SET TASK
Which lines hold the word "this"? Copy each of them from the material.

DATA FOR THE TASK

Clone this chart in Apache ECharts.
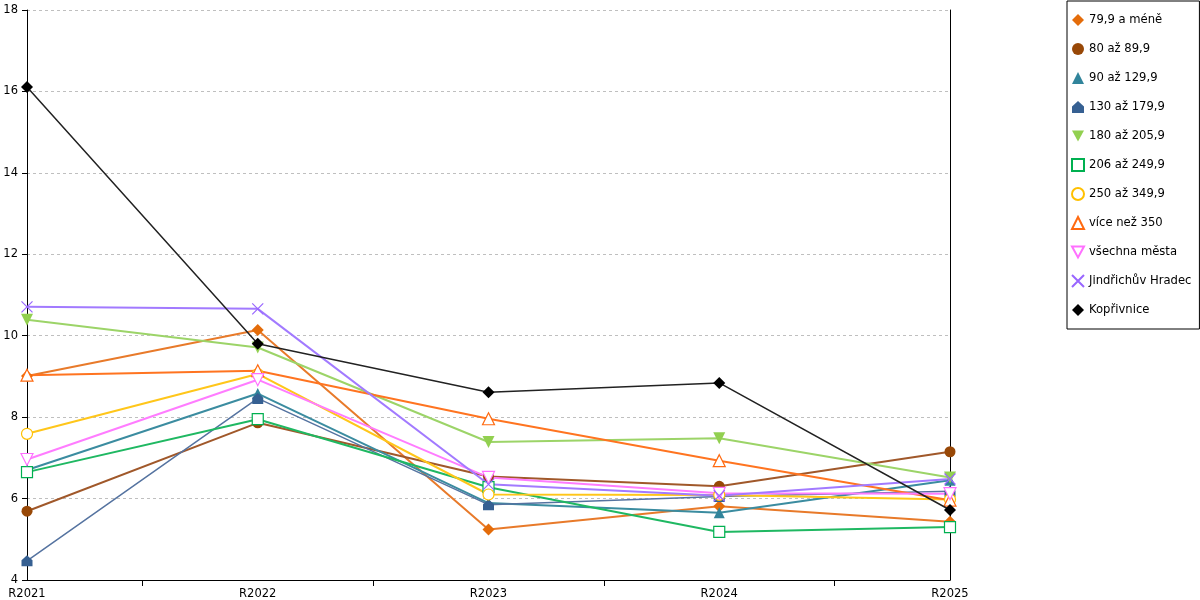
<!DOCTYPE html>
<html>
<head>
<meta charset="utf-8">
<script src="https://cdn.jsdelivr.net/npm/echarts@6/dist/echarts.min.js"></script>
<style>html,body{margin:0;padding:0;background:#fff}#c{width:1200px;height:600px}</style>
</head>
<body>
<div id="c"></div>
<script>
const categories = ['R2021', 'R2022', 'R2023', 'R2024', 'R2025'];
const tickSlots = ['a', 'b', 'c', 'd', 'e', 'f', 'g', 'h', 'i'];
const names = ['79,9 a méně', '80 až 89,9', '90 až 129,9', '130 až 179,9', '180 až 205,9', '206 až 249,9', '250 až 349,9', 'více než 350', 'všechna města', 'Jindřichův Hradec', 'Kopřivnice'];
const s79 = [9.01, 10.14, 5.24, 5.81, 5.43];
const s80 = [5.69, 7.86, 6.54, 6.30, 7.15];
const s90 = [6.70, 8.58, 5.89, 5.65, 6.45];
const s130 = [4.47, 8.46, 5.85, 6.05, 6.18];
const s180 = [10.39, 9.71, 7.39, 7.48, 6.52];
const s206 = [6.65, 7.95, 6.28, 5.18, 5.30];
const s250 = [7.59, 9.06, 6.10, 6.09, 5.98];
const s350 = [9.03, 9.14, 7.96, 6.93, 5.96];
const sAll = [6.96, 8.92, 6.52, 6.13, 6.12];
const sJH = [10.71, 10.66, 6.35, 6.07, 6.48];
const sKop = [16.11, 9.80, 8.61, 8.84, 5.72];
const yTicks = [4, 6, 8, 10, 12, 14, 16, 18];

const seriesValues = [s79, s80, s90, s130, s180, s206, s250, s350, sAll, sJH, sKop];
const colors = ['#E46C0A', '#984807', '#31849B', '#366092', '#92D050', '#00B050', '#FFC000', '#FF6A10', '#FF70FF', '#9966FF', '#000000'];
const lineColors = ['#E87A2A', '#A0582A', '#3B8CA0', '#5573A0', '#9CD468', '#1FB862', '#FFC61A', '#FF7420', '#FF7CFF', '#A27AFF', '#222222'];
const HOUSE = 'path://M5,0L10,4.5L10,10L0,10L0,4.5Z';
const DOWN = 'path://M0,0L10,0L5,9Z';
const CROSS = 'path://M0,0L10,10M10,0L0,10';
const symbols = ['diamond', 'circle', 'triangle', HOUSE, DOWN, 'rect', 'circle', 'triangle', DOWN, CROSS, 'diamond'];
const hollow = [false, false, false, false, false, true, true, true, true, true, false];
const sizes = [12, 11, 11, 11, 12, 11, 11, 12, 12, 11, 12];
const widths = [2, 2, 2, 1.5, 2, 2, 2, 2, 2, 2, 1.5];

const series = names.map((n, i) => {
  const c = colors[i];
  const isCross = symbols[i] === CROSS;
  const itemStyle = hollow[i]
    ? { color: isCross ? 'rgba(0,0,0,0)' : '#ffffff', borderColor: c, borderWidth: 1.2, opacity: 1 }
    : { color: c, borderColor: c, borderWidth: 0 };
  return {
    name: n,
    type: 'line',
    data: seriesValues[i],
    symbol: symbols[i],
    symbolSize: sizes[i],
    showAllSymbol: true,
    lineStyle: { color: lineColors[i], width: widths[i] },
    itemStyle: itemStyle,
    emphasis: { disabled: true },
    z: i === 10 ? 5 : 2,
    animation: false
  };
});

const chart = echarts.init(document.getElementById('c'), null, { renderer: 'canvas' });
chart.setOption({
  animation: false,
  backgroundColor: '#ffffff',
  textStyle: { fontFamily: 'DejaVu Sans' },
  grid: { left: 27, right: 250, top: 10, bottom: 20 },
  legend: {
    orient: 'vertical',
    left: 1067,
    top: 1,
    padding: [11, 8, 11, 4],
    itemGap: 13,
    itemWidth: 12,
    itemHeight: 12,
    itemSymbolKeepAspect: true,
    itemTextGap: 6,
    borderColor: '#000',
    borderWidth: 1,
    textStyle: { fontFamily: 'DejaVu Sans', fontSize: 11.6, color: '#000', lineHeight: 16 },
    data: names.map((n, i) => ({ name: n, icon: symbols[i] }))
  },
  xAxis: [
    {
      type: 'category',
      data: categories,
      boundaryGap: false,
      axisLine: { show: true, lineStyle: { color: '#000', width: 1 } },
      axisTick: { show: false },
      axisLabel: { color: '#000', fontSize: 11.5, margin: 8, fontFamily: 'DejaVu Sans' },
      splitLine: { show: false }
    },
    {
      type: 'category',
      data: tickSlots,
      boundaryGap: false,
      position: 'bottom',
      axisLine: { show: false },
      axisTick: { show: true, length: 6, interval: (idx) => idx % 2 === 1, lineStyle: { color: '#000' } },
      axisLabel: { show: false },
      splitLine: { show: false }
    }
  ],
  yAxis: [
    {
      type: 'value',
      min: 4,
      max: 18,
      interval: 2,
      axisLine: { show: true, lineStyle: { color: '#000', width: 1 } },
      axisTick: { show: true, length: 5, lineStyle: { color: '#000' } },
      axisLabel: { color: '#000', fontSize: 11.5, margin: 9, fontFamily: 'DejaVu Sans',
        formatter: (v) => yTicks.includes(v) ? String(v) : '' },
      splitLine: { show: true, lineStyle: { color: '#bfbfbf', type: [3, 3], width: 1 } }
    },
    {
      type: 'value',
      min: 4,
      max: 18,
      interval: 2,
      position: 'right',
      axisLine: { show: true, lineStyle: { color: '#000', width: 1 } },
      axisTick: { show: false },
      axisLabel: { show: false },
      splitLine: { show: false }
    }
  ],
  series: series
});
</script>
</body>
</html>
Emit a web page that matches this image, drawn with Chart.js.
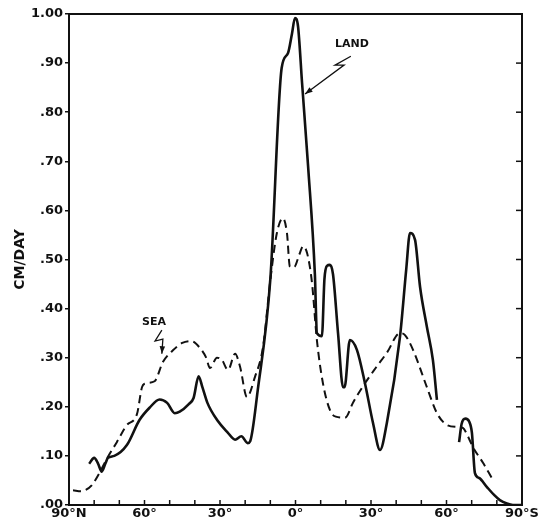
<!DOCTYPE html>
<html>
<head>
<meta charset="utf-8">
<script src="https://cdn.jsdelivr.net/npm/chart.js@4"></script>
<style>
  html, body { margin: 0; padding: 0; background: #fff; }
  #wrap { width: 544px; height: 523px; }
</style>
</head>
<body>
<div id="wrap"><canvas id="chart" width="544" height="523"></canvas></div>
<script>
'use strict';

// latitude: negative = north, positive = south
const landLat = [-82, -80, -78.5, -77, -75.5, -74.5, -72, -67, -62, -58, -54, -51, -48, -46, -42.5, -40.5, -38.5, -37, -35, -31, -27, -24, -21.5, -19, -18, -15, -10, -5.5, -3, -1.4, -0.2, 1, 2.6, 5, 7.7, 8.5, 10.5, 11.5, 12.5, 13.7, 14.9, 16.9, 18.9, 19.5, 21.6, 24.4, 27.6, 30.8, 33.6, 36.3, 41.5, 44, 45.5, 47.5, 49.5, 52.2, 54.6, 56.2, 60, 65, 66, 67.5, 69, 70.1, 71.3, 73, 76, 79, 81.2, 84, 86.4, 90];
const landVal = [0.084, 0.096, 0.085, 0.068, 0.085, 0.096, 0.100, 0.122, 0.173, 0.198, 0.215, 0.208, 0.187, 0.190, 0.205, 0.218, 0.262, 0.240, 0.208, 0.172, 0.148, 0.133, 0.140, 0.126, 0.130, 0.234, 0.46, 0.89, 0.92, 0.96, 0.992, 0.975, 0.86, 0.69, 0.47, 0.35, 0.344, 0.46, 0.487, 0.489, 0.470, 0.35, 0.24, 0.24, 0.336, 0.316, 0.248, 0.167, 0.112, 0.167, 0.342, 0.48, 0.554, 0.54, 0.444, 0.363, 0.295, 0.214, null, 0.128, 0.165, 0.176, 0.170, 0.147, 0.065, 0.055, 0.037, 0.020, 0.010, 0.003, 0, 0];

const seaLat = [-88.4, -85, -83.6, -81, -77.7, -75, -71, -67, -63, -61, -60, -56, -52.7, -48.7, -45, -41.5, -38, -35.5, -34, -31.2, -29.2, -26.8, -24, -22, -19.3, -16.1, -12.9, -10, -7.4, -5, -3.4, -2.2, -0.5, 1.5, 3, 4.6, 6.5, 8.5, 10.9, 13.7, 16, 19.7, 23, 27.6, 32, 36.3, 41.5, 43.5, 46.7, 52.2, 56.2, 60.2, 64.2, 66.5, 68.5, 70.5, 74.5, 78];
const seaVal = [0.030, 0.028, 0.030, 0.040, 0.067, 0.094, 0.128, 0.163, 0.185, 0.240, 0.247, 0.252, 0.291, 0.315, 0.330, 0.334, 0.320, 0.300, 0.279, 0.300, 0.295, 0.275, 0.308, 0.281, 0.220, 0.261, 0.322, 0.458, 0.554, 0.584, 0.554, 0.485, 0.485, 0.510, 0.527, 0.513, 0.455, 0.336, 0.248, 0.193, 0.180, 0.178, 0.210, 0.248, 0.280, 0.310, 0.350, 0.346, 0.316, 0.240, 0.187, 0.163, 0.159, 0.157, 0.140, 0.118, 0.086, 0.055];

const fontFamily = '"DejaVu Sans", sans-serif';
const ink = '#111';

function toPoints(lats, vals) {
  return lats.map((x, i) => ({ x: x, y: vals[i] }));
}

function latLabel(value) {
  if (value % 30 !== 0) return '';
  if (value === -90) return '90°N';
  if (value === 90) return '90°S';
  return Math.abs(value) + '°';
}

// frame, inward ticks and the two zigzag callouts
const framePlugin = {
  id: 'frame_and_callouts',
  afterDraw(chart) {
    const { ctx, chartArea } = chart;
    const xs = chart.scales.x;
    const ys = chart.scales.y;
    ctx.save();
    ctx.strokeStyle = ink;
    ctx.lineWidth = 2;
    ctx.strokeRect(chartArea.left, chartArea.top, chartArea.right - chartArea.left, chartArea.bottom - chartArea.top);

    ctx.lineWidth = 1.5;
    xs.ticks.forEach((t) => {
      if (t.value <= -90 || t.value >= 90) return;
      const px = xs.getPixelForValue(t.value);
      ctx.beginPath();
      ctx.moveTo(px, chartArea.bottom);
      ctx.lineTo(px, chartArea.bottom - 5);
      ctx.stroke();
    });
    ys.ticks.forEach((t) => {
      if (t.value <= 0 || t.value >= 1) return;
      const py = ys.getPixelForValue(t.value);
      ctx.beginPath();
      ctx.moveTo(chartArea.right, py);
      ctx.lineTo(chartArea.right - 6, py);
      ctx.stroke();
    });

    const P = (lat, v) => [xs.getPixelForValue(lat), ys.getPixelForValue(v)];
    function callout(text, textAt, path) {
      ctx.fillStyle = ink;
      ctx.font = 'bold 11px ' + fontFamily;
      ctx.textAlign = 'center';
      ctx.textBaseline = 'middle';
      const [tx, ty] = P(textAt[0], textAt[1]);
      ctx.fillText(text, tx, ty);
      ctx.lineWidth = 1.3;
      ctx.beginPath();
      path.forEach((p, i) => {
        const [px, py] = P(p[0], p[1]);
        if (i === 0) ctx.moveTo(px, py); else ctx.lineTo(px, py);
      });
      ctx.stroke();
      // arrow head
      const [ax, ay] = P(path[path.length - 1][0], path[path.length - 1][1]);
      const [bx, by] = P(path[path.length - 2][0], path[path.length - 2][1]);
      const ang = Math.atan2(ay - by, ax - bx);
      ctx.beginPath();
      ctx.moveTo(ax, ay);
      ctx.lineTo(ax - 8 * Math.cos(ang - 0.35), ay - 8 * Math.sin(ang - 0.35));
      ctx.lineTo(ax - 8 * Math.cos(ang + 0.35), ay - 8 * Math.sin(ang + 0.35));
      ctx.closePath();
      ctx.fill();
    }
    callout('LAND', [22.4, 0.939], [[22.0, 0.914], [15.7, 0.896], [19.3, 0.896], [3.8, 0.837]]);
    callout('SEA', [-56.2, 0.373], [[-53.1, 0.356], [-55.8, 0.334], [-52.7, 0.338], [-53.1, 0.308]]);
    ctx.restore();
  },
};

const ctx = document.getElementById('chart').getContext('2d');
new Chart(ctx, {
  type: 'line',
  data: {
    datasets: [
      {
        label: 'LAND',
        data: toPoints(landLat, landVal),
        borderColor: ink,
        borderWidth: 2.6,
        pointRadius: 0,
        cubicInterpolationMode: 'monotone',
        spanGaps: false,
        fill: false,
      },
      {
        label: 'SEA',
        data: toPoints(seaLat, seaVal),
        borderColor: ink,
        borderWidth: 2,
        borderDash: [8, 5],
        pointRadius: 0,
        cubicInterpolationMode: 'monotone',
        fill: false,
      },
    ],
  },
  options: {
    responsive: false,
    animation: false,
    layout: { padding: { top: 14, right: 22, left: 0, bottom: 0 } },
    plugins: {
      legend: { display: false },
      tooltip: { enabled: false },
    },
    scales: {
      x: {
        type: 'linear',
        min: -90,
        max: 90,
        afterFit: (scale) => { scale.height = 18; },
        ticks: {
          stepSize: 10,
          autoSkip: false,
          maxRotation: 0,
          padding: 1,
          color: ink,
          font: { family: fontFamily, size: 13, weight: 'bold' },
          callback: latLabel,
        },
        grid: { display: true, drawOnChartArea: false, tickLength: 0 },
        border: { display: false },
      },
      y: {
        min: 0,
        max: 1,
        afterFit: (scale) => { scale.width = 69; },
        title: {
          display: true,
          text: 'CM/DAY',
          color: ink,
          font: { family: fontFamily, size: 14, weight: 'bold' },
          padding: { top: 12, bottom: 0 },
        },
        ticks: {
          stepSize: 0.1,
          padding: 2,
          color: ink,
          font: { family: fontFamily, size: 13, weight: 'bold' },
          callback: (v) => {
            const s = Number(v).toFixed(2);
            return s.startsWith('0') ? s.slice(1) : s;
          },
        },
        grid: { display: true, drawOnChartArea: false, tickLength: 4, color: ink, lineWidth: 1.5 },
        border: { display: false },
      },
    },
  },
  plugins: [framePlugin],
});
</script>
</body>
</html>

COMPLETE OUTPUT
Clone this chart in Apache ECharts.
Emit a web page that matches this image, drawn with Chart.js.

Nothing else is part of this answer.